The political situation in Italy, which has not been cleared up yet, and the continued signs of a loss of momentum in Eurozone’s economy are still posing headwinds for the common currency. That said, the recent dip in US Treasury yields appears to have taken some steam out of the dollar, which has probably been a factor keeping euro/dollar from touching fresh lows.
Day ahead: UK GDP, US durable goods and University of Michigan survey on the agenda; geopolitics also monitored
Friday’s economic calendar is rather light, featuring the second release of Q1 GDP growth out of the UK, durable goods orders out of the US and the University of Michigan’s survey on consumer sentiment.
At 0830 GMT, updated estimates on Q1 GDP growth will be made public out of the UK. The pace of growth is expected to be confirmed at 0.1% q/q and 1.2% y/y, reflecting a slowdown relative to Q4’s respective figures of 0.4% q/q and 1.4% y/y. First-quarter preliminary data on Q1 UK business investments are scheduled for release at the same time.
US durable goods orders for April are due at 1230 GMT. Orders are anticipated to decline for the second straight month, and specifically to contract by 1.4% m/m after rising by 2.6% in March. The previous month’s figures also reflected the largest fall in demand for machinery in almost two years. Core durable goods, that exclude transport, will also be watched by market participants.
Also out of the US is the University of Michigan final survey gauging consumer morale in May. The relevant index is expected to be confirmed at 98.8, the same as in April. Other information, such as the sub-index on inflation expectations, will also be of interest.
Of importance to currency markets, but also equity, commodity and fixed income ones, are geopolitical developments as well. After yesterday’s US-North Korea summit fallout, North Korea expressed willingness to get into talks, easing some concerns. Any updates on the story will be closely watched as they can affect flows in and out of safe-haven assets, such as gold. Another story that will be monitored pertains to the Italian political situation and on the individuals the two anti-establishment parties – 5-Star Movement and League – will choose to serve on key government positions.
The US Baker Hughes oil rig count is due at 1700 GMT.
Fed chief Jerome Powell together with numerous regional Fed presidents, Bank of England Governor Mark Carney, ECB executive board member Benoit Coeure and Bundesbank President Jens Weidmann – considered by some as Mario Draghi’s likely successor to head the ECB – will be among those attending the Riksbank’s 350th conference. Specifically, Powell will be participating in a discussion on “Financial Stability and Central Bank Transparency” at 1320 GMT.
Also on the agenda is the St. Petersburg Forum. Russian President Vladimir Putin, French President Emmanuel Macron, Japanese Prime Minister Shinzo Abe and IMF Managing Director Christine Lagarde will be among those participating in panel discussions. Meanwhile, European Union finance ministers will be discussing the latest developments on Brexit deliberations in Brussels.

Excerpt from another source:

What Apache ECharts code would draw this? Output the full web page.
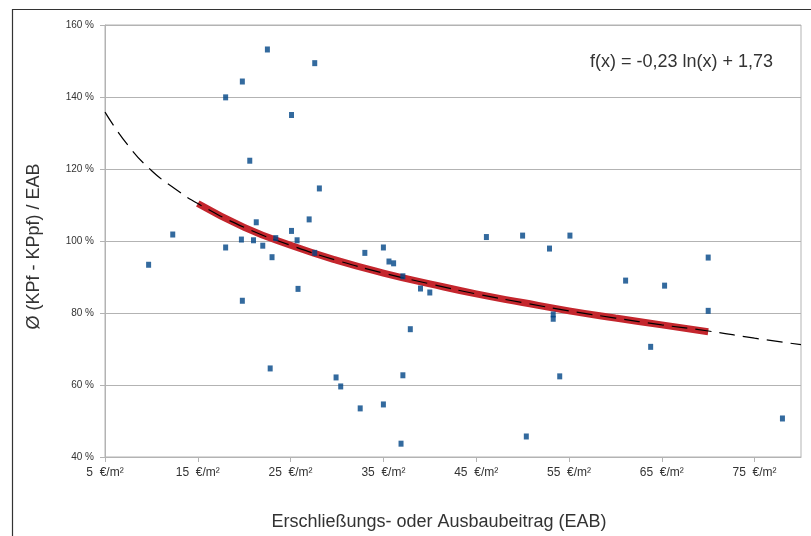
<!DOCTYPE html>
<html>
<head>
<meta charset="utf-8">
<script src="https://cdn.jsdelivr.net/npm/echarts@6/dist/echarts.min.js"></script>
<style>
  html, body { margin: 0; padding: 0; background: #fff; }
  #chart { width: 811px; height: 536px; }
</style>
</head>
<body>
<div id="chart"></div>
<script>
// x ticks shown on the axis (€/m²)
const xTicks = [5, 15, 25, 35, 45, 55, 65, 75];

// measured points: [EAB in €/m², ratio in %]
const points = [
  [22.5, 153.2], [27.6, 149.4], [19.8, 144.3], [18.0, 139.9], [25.1, 135.0],
  [20.6, 122.3], [28.1, 114.6], [27.0, 106.0], [21.3, 105.2], [25.1, 102.8],
  [12.3, 101.8], [23.4, 100.8], [19.7, 100.4], [21.0, 100.2], [25.7, 100.2],
  [18.0, 98.2], [22.0, 98.7], [23.0, 95.5], [27.6, 96.7], [9.7, 93.4],
  [25.8, 86.7], [19.8, 83.4], [22.8, 64.6], [29.9, 62.1], [30.4, 59.6],
  [33.0, 96.7], [35.0, 98.2], [35.6, 94.3], [36.1, 93.8], [37.1, 90.2],
  [39.0, 86.8], [40.0, 85.7], [46.1, 101.1], [50.0, 101.5], [52.9, 97.9],
  [55.1, 101.5], [53.3, 79.6], [53.3, 78.4], [37.9, 75.5], [37.1, 62.7],
  [54.0, 62.4], [32.5, 53.5], [35.0, 54.6], [36.9, 43.7], [50.4, 45.7],
  [70.0, 95.4], [61.1, 89.0], [65.3, 87.6], [70.0, 80.6], [63.8, 70.6],
  [78.0, 50.7]
];

// log trend line (dashed, whole range)
const trendX = [5, 7.5, 10, 12.5, 15, 20, 25, 30, 35, 40, 45, 50, 55, 60, 65, 70, 75, 80];
const trendY = [135.8, 126.5, 119.6, 114.6, 110.4, 103.8, 98.8, 94.6, 91.1, 88.1, 85.3, 82.9, 80.6, 78.6, 76.7, 75.0, 73.0, 71.2];

// red band covers the data range only
const fitX = [15, 20, 25, 30, 35, 40, 45, 50, 55, 60, 65, 70];
const fitY = [110.4, 103.8, 98.8, 94.6, 91.1, 88.1, 85.3, 82.9, 80.6, 78.6, 76.7, 74.8];

const formula = 'f(x) = -0,23 ln(x) + 1,73';

const font = '"Liberation Sans", Arial, sans-serif';
const gridColor = '#b3b3b3';
const textColor = '#333';

const chart = echarts.init(document.getElementById('chart'), null, { renderer: 'canvas' });

chart.setOption({
  animation: false,
  textStyle: { fontFamily: font },
  grid: {
    left: 105, top: 25, width: 696, height: 432,
    show: true, borderColor: gridColor, borderWidth: 1,
  },
  graphic: [
    {
      type: 'rect', z: -10, silent: true,
      shape: { x: 12.5, y: 9.5, width: 900, height: 600 },
      style: { fill: 'none', stroke: '#333', lineWidth: 1.2 },
    },
    {
      type: 'text', left: 590, top: 53,
      style: { text: formula, fontSize: 18, fontFamily: font, fill: textColor },
    },
  ],
  xAxis: {
    type: 'value',
    min: 5,
    max: 80,
    name: 'Erschließungs- oder Ausbaubeitrag (EAB)',
    nameLocation: 'middle',
    nameGap: 56,
    nameTextStyle: { fontSize: 18, color: textColor, padding: [0, 28, 0, 0] },
    axisLine: { lineStyle: { color: gridColor } },
    axisTick: { show: true, length: 5, customValues: xTicks, lineStyle: { color: gridColor } },
    axisLabel: {
      customValues: xTicks,
      fontSize: 12,
      color: textColor,
      margin: 10,
      formatter: (v) => v + '  €/m²',
    },
    splitLine: { show: false },
  },
  yAxis: {
    type: 'value',
    min: 40,
    max: 160,
    interval: 20,
    name: 'Ø (KPf - KPpf) / EAB',
    nameLocation: 'middle',
    nameGap: 62,
    nameTextStyle: { fontSize: 18, color: textColor, padding: [0, 11, 0, 0] },
    axisLine: { show: true, lineStyle: { color: gridColor } },
    axisTick: { show: true, length: 5, lineStyle: { color: gridColor } },
    axisLabel: { fontSize: 10, color: textColor, margin: 11, formatter: '{value} %' },
    splitLine: { lineStyle: { color: gridColor, width: 1 } },
  },
  series: [
    {
      name: 'fit',
      type: 'line',
      smooth: true,
      symbol: 'none',
      lineStyle: { color: '#c4262d', width: 7 },
      data: fitX.map((x, i) => [x, fitY[i]]),
      z: 2,
    },
    {
      name: 'trend',
      type: 'line',
      smooth: true,
      symbol: 'none',
      lineStyle: { color: '#000', width: 1.2, type: [16, 8] },
      data: trendX.map((x, i) => [x, trendY[i]]),
      z: 3,
    },
    {
      name: 'points',
      type: 'scatter',
      symbol: 'rect',
      symbolSize: [5, 6],
      itemStyle: { color: '#004586' },
      data: points,
      z: 4,
    },
  ],
});
</script>
</body>
</html>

Technical Analysis: Gold close to 10-day high; bullish momentum seems to ease
Gold touched a 10-day high of 1,306.50 on Thursday, while it is currently trading in proximity to this peak. The Tenkan-sen is above the Kijun-sen line, this being a positive short-term signal, though notice that the Kijun-sen has flatlined. The latter is an indication that bullish momentum is easing.
Rising geopolitical uncertainty is likely to boost the safe-haven perceived asset. Immediate resistance seems to be taking place around the current level of the 100-period moving average line at 1,304.05. The area around this level includes a bottom from the recent past (1,304.18), yesterday’s 10-day high (1,306.50), and the Ichimoku cloud top (1,305.36). Further above, the region around 1,312 was congested in previous weeks and may be of significance.
Conversely, easing uncertainty could divert funds out of gold and into riskier assets. Support to declines might come around the current level of the Tenkan-sen at 1,299.58; the region around this encapsulates the 1,300 round figure and a trough from early May at 1,301.64. Sharper losses would turn the attention to the area around the 50-period MA at 1,293.53.
Gold is denominated in dollars and the direction of the greenback can also affect the precious metal; a weaker US currency is projected to support the yellow metal and vice versa.